By Jacob Schaperow, editor-in-chief, @jschap1

At check-in, attendees browse pamphlets describing the 70 learning sessions offered during the day-long Jewish learning event in Van Munching Hall. Courtesy of Jewish Federation of Greater Washington.
At check-in, attendees browse pamphlets describing the 70 learning sessions offered during the day-long Jewish learning event in Van Munching Hall. Courtesy of Jewish Federation of Greater Washington.

More than 550 Jews convened in the Robert H. Smith School of Business’s Van Munching Hall for Routes, the Jewish Federation of Greater Washington’s day of Jewish learning Nov. 15.

The day-long event brought in Jewish educators and experts from the Washington Jewish community and beyond to speak about topics ranging from the Arab-Israeli conflict to Jewish medical ethics.

Senior Maxine Rich said she attended the event because she is “always interested in Jewish learning.”

“I didn’t have that much of a formal Jewish education, so whenever there is an opportunity for Jewish learning, I try and take it,” Rich, a double major in Arabic studies and government and politics, said.

This was Susan Janney’s second year attending Routes. Janney, a Bethesda, Maryland-based real estate agent, went to five different learning sessions over the course of the day, including a back-to-back performance of “ETTY,” a one-woman play about a Dutch Jewish woman living in Amsterdam during the Holocaust, and discussion among the attendees afterward.

Janney said the learning sessions got her thinking about what it is to be a Jew in today’s world.

“[Participating in Jewish learning] connects one with being a modern Jew. I’m Reform, so very modern,” she said.

Rich and Janney both attended Rabbi Evan Krame’s lesson entitled “We Made a Religion! The Start of Judaism in the Second Temple Period,” where the past president of Hillel at George Washington University described how the Jewish religion as it is practiced today emerged out of the events following the destruction of the Second Temple in 70 CE.

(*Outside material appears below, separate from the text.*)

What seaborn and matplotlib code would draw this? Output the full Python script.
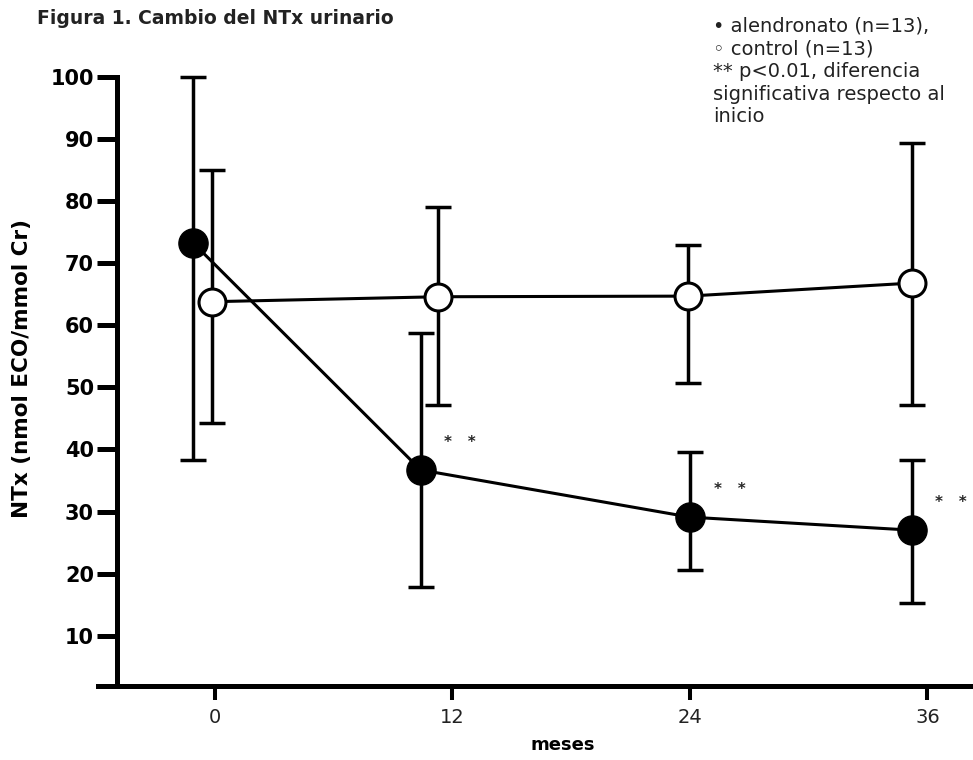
import pandas as pd
import matplotlib
matplotlib.use("Agg")
import matplotlib.pyplot as plt
import seaborn as sns

# values (NTx, nmol ECO/mmol Cr)
meses = [0, 12, 24, 36]
x_alendronato = [-1.1, 10.4, 24.0, 35.2]
alendronato = [73.3, 36.7, 29.1, 27.0]
alendronato_sup = [100.0, 58.8, 39.6, 38.3]
alendronato_inf = [38.3, 17.9, 20.6, 15.3]
x_control = [-0.15, 11.3, 23.9, 35.2]
control = [63.8, 64.6, 64.7, 66.8]
control_sup = [85.0, 79.1, 72.9, 89.4]
control_inf = [44.3, 47.2, 50.7, 47.2]
y_ticks = [10, 20, 30, 40, 50, 60, 70, 80, 90, 100]
significativo = [True, True, True]   # ** at 12, 24, 36 months

df_alen = pd.DataFrame({"mes": x_alendronato, "ntx": alendronato,
                        "inf": alendronato_inf, "sup": alendronato_sup})
df_ctrl = pd.DataFrame({"mes": x_control, "ntx": control,
                        "inf": control_inf, "sup": control_sup})

sns.set_theme(style="ticks")
plt.rcParams['font.family'] = ['DejaVu Sans']

fig = plt.figure(figsize=(9.73, 7.6), dpi=100)
ax = fig.add_axes([0.1007, 0.0974, 0.8993, 0.8013])

# error bars behind the markers
for d in (df_alen, df_ctrl):
    ax.errorbar(d["mes"], d["ntx"], yerr=[d["ntx"] - d["inf"], d["sup"] - d["ntx"]],
                fmt="none", ecolor="black", elinewidth=2.5, capsize=9.7,
                capthick=2.5, zorder=2, clip_on=False)

sns.lineplot(data=df_ctrl, x="mes", y="ntx", ax=ax, estimator=None, sort=False,
             color="black", linewidth=2.2, marker="o", markersize=19.4,
             markerfacecolor="white", markeredgecolor="black",
             markeredgewidth=2.2, zorder=3, legend=False, clip_on=False)
sns.lineplot(data=df_alen, x="mes", y="ntx", ax=ax, estimator=None, sort=False,
             color="black", linewidth=2.2, marker="o", markersize=21,
             markerfacecolor="black", markeredgecolor="black",
             markeredgewidth=1, zorder=4, legend=False, clip_on=False)

# ** marks next to the alendronato points
for i, sig in enumerate(significativo, start=1):
    if sig:
        ax.annotate("*   *", (x_alendronato[i], alendronato[i]), xytext=(17, 20),
                    textcoords="offset points", ha="left", va="center",
                    fontsize=11, fontweight="bold", annotation_clip=False)

ax.set_xlim(-5.9, 38.3)
ax.set_ylim(1.9, 100)
ax.spines['left'].set_position(('data', -4.95))
ax.spines['top'].set_visible(False)
ax.spines['right'].set_visible(False)
for s in ('left', 'bottom'):
    ax.spines[s].set_linewidth(3.6)
    ax.spines[s].set_color('black')

ax.set_xticks(meses)
ax.set_yticks(y_ticks)
ax.tick_params(axis='y', length=14.4, width=3.6, color='black', pad=2,
               labelsize=15, labelcolor='black')
ax.tick_params(axis='x', length=10, width=2.9, color='black', pad=6,
               labelsize=14, labelcolor='#222222')
for lab in ax.get_yticklabels():
    lab.set_fontweight('bold')

ax.set_xlabel("meses", fontsize=13, fontweight="bold", color="black",
              va="center")
ax.set_ylabel("NTx (nmol ECO/mmol Cr)", fontsize=15.5, fontweight="bold",
              color="black", va="center")
ax.xaxis.set_label_coords(0.531, -0.097)
ax.yaxis.set_label_coords(-0.087, 0.522)

fig.text(0.038, 0.976, "Figura 1. Cambio del NTx urinario", fontsize=13.5,
         fontweight="bold", fontstretch="normal", color="#222222",
         va="center", ha="left")
fig.text(0.733, 0.978,
         "\u2022 alendronato (n=13),\n\u25e6 control (n=13)\n** p<0.01, diferencia\n"
         "significativa respecto al\ninicio",
         fontsize=14, color="#222222", va="top", ha="left", linespacing=1.24)

fig.savefig("out.png", dpi=100, facecolor="white")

“It was a big history lesson …. And I am a political science student, so how the politics and the social aspects of the societies that the Jews found themselves in shaped Judaism – it was really interesting to me,” Rich said.

The Federation’s day of Jewish learning has historically been held on a college campus. Last year, the event took place at American University. The last time Maryland Hillel co-hosted Routes was in March 2012.

Fred Diamond, an event moderator, said he thinks it is important to have Routes on a college campus because of the formal education atmosphere.

“The rooms are a little more austere,” he said. “It’s a little more serious. You’re able to focus on the speaker as compared to looking at your phone or stepping out. It just adds to the whole inspiration in education and learning.”

Ezra Allswang was one of two student coordinators for the event. The junior communications major said he and the other student coordinator, senior communications and government and politics double major Danielle Leopold, were responsible for garnering student participation at the event.

“People came up to me and said I went to this one session or these two sessions and they enjoyed it, so it was nice that the kids who went enjoyed what they went to, and they got the most out of it,” Allswang said.

About 70 students attended Routes.

Allswang said he hopes students take away from the event “an understanding of how much time, energy and money goes into bettering the Jewish community, whether it be through learning or social justice activities or whatever it is, but just to realize … how beneficial it is to the Jewish community to have something like the Federation of Greater Washington that looks out for us and that wants us to succeed and grow.”